*GIVEN MATERIAL*:

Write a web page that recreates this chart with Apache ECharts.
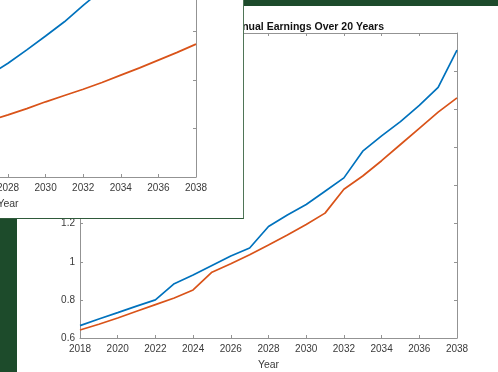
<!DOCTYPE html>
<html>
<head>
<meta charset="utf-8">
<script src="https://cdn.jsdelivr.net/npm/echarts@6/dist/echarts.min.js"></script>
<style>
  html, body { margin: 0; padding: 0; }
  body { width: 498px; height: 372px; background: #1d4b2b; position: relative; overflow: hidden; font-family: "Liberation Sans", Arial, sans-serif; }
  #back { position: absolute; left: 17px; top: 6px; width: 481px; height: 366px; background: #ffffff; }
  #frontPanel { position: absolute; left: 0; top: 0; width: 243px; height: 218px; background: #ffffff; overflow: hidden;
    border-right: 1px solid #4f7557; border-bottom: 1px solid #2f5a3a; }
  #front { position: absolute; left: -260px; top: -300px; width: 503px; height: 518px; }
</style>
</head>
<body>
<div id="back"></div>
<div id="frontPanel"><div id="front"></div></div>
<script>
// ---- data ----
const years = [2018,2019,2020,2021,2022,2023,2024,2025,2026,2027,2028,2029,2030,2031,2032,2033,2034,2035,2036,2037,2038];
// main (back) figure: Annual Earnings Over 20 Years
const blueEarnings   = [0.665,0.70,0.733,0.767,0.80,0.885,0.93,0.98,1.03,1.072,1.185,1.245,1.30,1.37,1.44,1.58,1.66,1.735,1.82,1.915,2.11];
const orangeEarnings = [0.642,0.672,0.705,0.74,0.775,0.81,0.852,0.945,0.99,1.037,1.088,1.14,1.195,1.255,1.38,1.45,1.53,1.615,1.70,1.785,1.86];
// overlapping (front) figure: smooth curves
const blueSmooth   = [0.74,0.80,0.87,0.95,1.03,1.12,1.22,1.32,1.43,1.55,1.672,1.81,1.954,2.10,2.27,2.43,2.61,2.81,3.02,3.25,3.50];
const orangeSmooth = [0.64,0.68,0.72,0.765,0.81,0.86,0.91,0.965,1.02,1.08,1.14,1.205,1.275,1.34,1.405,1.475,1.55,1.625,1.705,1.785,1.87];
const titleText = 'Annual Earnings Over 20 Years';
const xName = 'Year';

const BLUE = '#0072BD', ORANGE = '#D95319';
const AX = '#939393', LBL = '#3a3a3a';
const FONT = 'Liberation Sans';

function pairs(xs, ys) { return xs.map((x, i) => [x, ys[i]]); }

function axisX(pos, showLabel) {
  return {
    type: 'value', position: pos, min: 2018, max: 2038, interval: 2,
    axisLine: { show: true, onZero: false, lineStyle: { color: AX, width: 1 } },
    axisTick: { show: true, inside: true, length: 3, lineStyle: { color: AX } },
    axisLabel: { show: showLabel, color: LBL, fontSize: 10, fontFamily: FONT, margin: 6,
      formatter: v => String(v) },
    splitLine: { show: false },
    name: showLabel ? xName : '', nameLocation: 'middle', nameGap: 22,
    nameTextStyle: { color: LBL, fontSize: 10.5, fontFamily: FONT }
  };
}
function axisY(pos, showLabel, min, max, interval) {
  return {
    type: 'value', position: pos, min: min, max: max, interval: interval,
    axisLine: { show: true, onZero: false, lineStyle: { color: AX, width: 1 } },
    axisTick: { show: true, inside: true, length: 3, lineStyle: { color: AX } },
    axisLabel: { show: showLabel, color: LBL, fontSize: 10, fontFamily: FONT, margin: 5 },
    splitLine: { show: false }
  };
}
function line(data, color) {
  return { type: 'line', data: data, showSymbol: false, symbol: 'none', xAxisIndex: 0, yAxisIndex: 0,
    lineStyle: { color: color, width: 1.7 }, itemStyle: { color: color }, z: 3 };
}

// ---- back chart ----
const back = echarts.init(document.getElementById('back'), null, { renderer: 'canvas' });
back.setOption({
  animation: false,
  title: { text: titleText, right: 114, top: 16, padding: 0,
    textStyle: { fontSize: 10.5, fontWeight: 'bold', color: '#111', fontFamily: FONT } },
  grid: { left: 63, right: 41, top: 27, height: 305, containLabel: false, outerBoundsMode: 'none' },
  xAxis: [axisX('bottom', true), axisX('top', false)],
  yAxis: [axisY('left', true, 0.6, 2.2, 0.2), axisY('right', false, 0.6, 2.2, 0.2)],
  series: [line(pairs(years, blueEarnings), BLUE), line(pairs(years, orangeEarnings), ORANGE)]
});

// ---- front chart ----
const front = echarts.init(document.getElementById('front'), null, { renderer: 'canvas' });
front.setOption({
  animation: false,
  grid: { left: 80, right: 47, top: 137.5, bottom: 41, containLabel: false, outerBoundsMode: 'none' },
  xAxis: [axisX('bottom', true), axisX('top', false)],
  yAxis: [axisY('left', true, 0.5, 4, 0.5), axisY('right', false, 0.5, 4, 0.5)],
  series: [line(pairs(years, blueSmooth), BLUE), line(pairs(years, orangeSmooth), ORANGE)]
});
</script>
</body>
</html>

*INSTRUCTIONS TO FOLLOW*: Copy out all of the data word for word. Do not carry over any picture.

*REPLY TO THE EXERCISE*:
Write a web page that recreates this chart with Apache ECharts.
<!DOCTYPE html>
<html>
<head>
<meta charset="utf-8">
<script src="https://cdn.jsdelivr.net/npm/echarts@6/dist/echarts.min.js"></script>
<style>
  html, body { margin: 0; padding: 0; }
  body { width: 498px; height: 372px; background: #1d4b2b; position: relative; overflow: hidden; font-family: "Liberation Sans", Arial, sans-serif; }
  #back { position: absolute; left: 17px; top: 6px; width: 481px; height: 366px; background: #ffffff; }
  #frontPanel { position: absolute; left: 0; top: 0; width: 243px; height: 218px; background: #ffffff; overflow: hidden;
    border-right: 1px solid #4f7557; border-bottom: 1px solid #2f5a3a; }
  #front { position: absolute; left: -260px; top: -300px; width: 503px; height: 518px; }
</style>
</head>
<body>
<div id="back"></div>
<div id="frontPanel"><div id="front"></div></div>
<script>
// ---- data ----
const years = [2018,2019,2020,2021,2022,2023,2024,2025,2026,2027,2028,2029,2030,2031,2032,2033,2034,2035,2036,2037,2038];
// main (back) figure: Annual Earnings Over 20 Years
const blueEarnings   = [0.665,0.70,0.733,0.767,0.80,0.885,0.93,0.98,1.03,1.072,1.185,1.245,1.30,1.37,1.44,1.58,1.66,1.735,1.82,1.915,2.11];
const orangeEarnings = [0.642,0.672,0.705,0.74,0.775,0.81,0.852,0.945,0.99,1.037,1.088,1.14,1.195,1.255,1.38,1.45,1.53,1.615,1.70,1.785,1.86];
// overlapping (front) figure: smooth curves
const blueSmooth   = [0.74,0.80,0.87,0.95,1.03,1.12,1.22,1.32,1.43,1.55,1.672,1.81,1.954,2.10,2.27,2.43,2.61,2.81,3.02,3.25,3.50];
const orangeSmooth = [0.64,0.68,0.72,0.765,0.81,0.86,0.91,0.965,1.02,1.08,1.14,1.205,1.275,1.34,1.405,1.475,1.55,1.625,1.705,1.785,1.87];
const titleText = 'Annual Earnings Over 20 Years';
const xName = 'Year';

const BLUE = '#0072BD', ORANGE = '#D95319';
const AX = '#939393', LBL = '#3a3a3a';
const FONT = 'Liberation Sans';

function pairs(xs, ys) { return xs.map((x, i) => [x, ys[i]]); }

function axisX(pos, showLabel) {
  return {
    type: 'value', position: pos, min: 2018, max: 2038, interval: 2,
    axisLine: { show: true, onZero: false, lineStyle: { color: AX, width: 1 } },
    axisTick: { show: true, inside: true, length: 3, lineStyle: { color: AX } },
    axisLabel: { show: showLabel, color: LBL, fontSize: 10, fontFamily: FONT, margin: 6,
      formatter: v => String(v) },
    splitLine: { show: false },
    name: showLabel ? xName : '', nameLocation: 'middle', nameGap: 22,
    nameTextStyle: { color: LBL, fontSize: 10.5, fontFamily: FONT }
  };
}
function axisY(pos, showLabel, min, max, interval) {
  return {
    type: 'value', position: pos, min: min, max: max, interval: interval,
    axisLine: { show: true, onZero: false, lineStyle: { color: AX, width: 1 } },
    axisTick: { show: true, inside: true, length: 3, lineStyle: { color: AX } },
    axisLabel: { show: showLabel, color: LBL, fontSize: 10, fontFamily: FONT, margin: 5 },
    splitLine: { show: false }
  };
}
function line(data, color) {
  return { type: 'line', data: data, showSymbol: false, symbol: 'none', xAxisIndex: 0, yAxisIndex: 0,
    lineStyle: { color: color, width: 1.7 }, itemStyle: { color: color }, z: 3 };
}

// ---- back chart ----
const back = echarts.init(document.getElementById('back'), null, { renderer: 'canvas' });
back.setOption({
  animation: false,
  title: { text: titleText, right: 114, top: 16, padding: 0,
    textStyle: { fontSize: 10.5, fontWeight: 'bold', color: '#111', fontFamily: FONT } },
  grid: { left: 63, right: 41, top: 27, height: 305, containLabel: false, outerBoundsMode: 'none' },
  xAxis: [axisX('bottom', true), axisX('top', false)],
  yAxis: [axisY('left', true, 0.6, 2.2, 0.2), axisY('right', false, 0.6, 2.2, 0.2)],
  series: [line(pairs(years, blueEarnings), BLUE), line(pairs(years, orangeEarnings), ORANGE)]
});

// ---- front chart ----
const front = echarts.init(document.getElementById('front'), null, { renderer: 'canvas' });
front.setOption({
  animation: false,
  grid: { left: 80, right: 47, top: 137.5, bottom: 41, containLabel: false, outerBoundsMode: 'none' },
  xAxis: [axisX('bottom', true), axisX('top', false)],
  yAxis: [axisY('left', true, 0.5, 4, 0.5), axisY('right', false, 0.5, 4, 0.5)],
  series: [line(pairs(years, blueSmooth), BLUE), line(pairs(years, orangeSmooth), ORANGE)]
});
</script>
</body>
</html>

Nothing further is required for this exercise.